--- start of Data section ---

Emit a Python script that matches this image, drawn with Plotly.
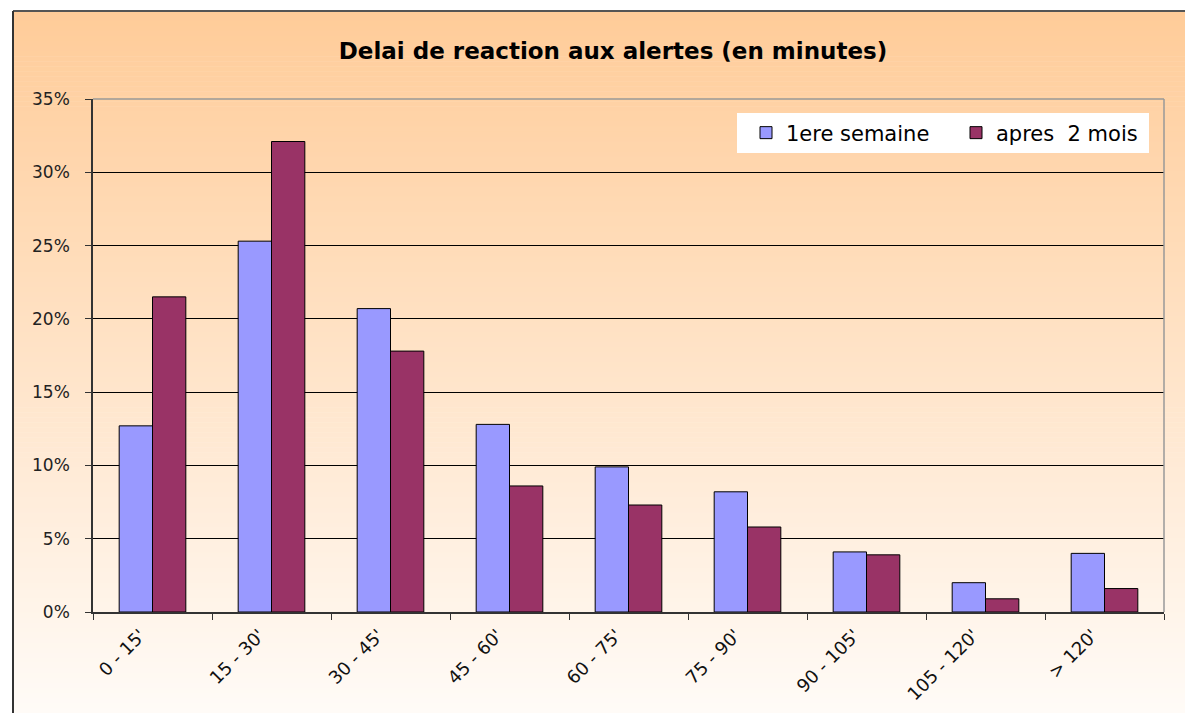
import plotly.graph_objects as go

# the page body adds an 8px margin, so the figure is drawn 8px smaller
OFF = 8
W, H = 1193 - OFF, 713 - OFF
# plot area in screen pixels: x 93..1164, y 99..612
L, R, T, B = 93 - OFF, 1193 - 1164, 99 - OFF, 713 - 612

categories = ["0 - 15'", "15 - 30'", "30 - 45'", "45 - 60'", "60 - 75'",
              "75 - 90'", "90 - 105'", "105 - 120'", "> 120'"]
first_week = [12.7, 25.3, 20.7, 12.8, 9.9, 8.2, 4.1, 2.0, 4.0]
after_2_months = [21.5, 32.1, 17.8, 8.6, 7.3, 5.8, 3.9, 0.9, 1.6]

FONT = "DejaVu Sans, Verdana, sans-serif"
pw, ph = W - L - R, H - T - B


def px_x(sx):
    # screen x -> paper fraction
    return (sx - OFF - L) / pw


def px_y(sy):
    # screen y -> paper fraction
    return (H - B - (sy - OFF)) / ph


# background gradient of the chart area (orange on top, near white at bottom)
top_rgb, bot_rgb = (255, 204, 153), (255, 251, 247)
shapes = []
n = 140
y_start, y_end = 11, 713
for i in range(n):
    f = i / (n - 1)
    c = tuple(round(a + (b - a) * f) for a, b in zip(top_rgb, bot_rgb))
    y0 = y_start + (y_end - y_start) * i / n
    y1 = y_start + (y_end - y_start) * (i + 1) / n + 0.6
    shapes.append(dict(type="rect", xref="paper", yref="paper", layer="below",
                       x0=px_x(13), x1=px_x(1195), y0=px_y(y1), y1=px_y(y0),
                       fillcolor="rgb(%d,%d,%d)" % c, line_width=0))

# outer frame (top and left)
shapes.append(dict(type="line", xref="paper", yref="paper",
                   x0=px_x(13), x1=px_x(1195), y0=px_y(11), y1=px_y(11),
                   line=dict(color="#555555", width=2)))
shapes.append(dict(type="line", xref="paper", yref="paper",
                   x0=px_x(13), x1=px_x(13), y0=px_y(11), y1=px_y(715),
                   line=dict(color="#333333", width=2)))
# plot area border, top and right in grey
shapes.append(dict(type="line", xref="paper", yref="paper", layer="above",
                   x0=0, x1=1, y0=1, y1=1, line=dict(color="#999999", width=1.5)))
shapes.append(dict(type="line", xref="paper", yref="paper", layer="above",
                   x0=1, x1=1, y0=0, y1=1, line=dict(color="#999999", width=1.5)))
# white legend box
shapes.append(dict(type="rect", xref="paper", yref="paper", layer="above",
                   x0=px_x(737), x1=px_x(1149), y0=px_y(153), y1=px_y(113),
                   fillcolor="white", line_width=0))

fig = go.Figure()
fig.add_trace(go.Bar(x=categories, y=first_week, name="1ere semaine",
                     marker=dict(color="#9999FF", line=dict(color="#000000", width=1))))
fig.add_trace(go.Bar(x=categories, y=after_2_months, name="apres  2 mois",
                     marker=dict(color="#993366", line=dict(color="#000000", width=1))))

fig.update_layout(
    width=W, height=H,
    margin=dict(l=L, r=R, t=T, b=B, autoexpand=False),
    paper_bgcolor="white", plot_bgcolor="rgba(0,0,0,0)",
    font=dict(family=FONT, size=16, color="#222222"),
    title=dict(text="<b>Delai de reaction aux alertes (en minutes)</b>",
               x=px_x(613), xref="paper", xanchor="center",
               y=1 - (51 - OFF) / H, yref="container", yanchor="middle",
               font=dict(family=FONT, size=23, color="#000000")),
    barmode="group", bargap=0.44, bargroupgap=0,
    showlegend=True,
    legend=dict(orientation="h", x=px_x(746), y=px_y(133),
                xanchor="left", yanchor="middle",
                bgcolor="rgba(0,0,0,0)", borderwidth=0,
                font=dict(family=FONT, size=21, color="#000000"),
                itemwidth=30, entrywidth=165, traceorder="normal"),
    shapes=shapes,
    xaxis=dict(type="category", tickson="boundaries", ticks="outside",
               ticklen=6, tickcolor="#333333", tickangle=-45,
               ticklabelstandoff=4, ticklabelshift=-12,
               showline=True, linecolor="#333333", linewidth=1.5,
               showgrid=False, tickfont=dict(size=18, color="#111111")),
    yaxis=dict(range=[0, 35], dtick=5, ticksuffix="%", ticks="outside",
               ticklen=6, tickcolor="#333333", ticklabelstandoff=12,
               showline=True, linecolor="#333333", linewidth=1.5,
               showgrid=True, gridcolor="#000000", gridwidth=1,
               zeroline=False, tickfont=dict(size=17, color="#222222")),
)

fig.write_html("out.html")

--- end of Data section ---

**Instructions for the task**
Write out exactly the lines between the start of the data and the line with "pw, ph = W - L - R, H - T - B", including both, but none of the pictures.

**Final result**
Emit a Python script that matches this image, drawn with Plotly.
import plotly.graph_objects as go

# the page body adds an 8px margin, so the figure is drawn 8px smaller
OFF = 8
W, H = 1193 - OFF, 713 - OFF
# plot area in screen pixels: x 93..1164, y 99..612
L, R, T, B = 93 - OFF, 1193 - 1164, 99 - OFF, 713 - 612

categories = ["0 - 15'", "15 - 30'", "30 - 45'", "45 - 60'", "60 - 75'",
              "75 - 90'", "90 - 105'", "105 - 120'", "> 120'"]
first_week = [12.7, 25.3, 20.7, 12.8, 9.9, 8.2, 4.1, 2.0, 4.0]
after_2_months = [21.5, 32.1, 17.8, 8.6, 7.3, 5.8, 3.9, 0.9, 1.6]

FONT = "DejaVu Sans, Verdana, sans-serif"
pw, ph = W - L - R, H - T - B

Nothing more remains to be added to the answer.